PROSESNEWS.ID – Rabu pagi 22 Oktober 2025. Aku mencari diary di antara lembar-lembar buku yang berbaris rapi. Kenangan 33 tahun lalu, saat aku menjadi santri masih terpatri lembut di sudut hati, seperti aroma kertas tua dari diary yang dulu selalu menemaniku. Setiap kata yang kutorehkan menjadi cermin perjalanan jiwa, mengabadikan tawa dan tangis yang berpadu dalam harmoni kehidupan pesantren.

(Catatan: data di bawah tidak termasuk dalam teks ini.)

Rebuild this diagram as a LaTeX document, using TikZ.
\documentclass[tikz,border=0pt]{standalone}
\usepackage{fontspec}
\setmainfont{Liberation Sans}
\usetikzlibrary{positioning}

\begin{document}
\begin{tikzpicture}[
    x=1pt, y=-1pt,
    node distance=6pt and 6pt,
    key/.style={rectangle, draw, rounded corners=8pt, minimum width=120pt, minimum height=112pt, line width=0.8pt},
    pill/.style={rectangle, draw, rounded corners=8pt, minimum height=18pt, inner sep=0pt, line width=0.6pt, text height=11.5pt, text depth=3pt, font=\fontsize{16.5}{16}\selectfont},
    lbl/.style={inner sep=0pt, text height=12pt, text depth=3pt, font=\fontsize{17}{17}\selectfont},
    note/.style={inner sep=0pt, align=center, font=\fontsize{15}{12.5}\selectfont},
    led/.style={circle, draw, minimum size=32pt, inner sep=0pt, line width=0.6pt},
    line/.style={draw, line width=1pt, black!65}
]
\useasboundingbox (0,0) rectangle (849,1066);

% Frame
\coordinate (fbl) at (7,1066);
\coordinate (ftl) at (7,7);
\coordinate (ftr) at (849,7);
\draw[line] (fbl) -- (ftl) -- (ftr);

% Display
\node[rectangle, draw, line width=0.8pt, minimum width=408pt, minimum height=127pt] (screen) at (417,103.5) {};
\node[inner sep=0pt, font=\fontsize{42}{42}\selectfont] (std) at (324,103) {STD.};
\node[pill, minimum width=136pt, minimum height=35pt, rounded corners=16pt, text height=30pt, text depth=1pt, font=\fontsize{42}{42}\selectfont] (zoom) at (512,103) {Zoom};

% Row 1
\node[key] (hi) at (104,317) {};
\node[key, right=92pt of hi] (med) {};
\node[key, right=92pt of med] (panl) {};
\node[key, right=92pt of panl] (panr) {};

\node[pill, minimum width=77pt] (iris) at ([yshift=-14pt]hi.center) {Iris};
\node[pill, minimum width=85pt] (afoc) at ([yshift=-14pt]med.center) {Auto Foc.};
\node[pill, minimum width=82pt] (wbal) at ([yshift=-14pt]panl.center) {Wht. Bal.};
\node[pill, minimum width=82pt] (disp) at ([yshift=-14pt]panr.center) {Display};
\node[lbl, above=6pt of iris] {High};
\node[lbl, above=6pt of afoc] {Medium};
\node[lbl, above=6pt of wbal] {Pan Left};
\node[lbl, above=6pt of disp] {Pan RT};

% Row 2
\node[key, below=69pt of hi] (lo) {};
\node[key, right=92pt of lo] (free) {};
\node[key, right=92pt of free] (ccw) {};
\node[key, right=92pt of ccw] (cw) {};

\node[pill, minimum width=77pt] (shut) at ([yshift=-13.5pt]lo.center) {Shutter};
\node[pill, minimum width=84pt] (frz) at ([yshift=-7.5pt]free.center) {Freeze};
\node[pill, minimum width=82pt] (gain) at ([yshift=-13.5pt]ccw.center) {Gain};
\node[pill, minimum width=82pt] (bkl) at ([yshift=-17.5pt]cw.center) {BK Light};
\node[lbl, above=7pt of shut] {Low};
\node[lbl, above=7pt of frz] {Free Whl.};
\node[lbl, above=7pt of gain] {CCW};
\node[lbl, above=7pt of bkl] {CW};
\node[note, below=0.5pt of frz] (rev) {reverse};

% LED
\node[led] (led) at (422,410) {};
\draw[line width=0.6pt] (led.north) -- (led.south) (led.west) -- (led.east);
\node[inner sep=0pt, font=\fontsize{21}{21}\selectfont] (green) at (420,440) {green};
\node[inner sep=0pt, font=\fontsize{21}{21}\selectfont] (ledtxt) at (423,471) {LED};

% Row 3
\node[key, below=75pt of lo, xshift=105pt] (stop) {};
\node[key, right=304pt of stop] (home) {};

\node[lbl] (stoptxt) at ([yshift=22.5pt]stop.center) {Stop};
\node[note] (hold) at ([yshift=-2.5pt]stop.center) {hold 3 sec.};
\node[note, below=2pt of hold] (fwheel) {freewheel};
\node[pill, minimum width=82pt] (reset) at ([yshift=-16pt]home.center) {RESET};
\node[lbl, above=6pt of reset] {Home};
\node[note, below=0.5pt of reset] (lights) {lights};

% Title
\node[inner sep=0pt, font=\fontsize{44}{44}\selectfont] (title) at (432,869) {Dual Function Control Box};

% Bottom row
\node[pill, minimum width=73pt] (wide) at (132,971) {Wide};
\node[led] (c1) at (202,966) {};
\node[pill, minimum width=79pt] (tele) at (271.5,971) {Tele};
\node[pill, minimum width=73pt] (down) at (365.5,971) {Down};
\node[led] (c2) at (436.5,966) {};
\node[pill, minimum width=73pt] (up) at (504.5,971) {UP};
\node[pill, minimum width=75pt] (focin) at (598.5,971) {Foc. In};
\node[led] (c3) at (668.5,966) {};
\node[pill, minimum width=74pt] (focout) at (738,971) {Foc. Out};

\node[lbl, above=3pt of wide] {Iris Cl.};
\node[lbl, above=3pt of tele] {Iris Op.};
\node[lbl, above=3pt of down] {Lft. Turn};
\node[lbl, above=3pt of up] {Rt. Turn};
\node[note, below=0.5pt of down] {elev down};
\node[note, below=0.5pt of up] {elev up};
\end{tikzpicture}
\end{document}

Kini, ketika kubuka kembali lembar-lembar itu, seakan kudengar lagi suara lonceng madrasah, aroma ikan kotak di dapur pesantren, dan bisik lembut masa lalu yang berkata, di sanalah, aku pertama kali belajar mencintai hidup dengan pena dan doa.
Cinta santri terhadap menulis menjadi wujud nyata bagaimana tradisi literasi tidak mati di tengah dunia digital. Menulis bukan sekadar menuangkan kata, tetapi juga bentuk ibadah, ekspresi ilmu, dan media dakwah yang menjembatani masa lalu dan masa depan.Kini, menulis bagi santri tidak lagi terbatas pada buku catatan di kelas. Dengan teknologi digital, santri dapat menulis di blog, media sosial, bahkan jurnal ilmiah. Mereka dapat membagikan gagasan ke seluruh dunia dengan sekali klik. Pena berganti menjadi papan ketik, namun terus berharap semangatnya tetap sama, menebar ilmu, menanam hikmah, dan menyebarkan kebaikan.
Dunia digital memberi ruang luas bagi santri untuk berkontribusi, menulis opini, membuat karya sastra, atau membangun gerakan literasi yang bernilai spiritual. Dengan pena, ia mengabadikan ilmu. Dengan doa, ia menjaga moral generasi. Keduanya berpadu menjadi kekuatan yang membentuk wajah generasi yang beriman, berilmu, dan beradab. Di tengah gempuran modernitas, santri tetap berdiri tegak berilmu tanpa kehilangan adab, berteknologi tanpa kehilangan iman.
Hari Santri mengingatkan bahwa peradaban lahir dari kesungguhan belajar, kekuatan doa, dan keberanian menulis. Santri yang menulis adalah santri yang hidup dalam dua dunia, yaitu dunia ilmu dan dunia amal. Dari pena dan doa mereka, generasi tumbuh sebagai generasi yang cerdas, berakhlak, dan bermartabat.
Dari bilik-bilik pesantren yang sederhana, lahirlah para pejuang, pemikir, dan ulama yang menulis bukan hanya kata-kata, tetapi juga peradaban. Kini, di tengah dunia modern yang serba digital, semangat itu tetap relevan karena bangsa yang besar bukan hanya dibangun oleh kekuatan senjata, melainkan oleh pena dan doa. Selama santri terus mencintai menulis, mereka akan selalu menjadi pelita ilmu di tengah gelapnya zaman. Karena sejatinya, santri dapat membaca masa lalu, dan juga menulis masa depan.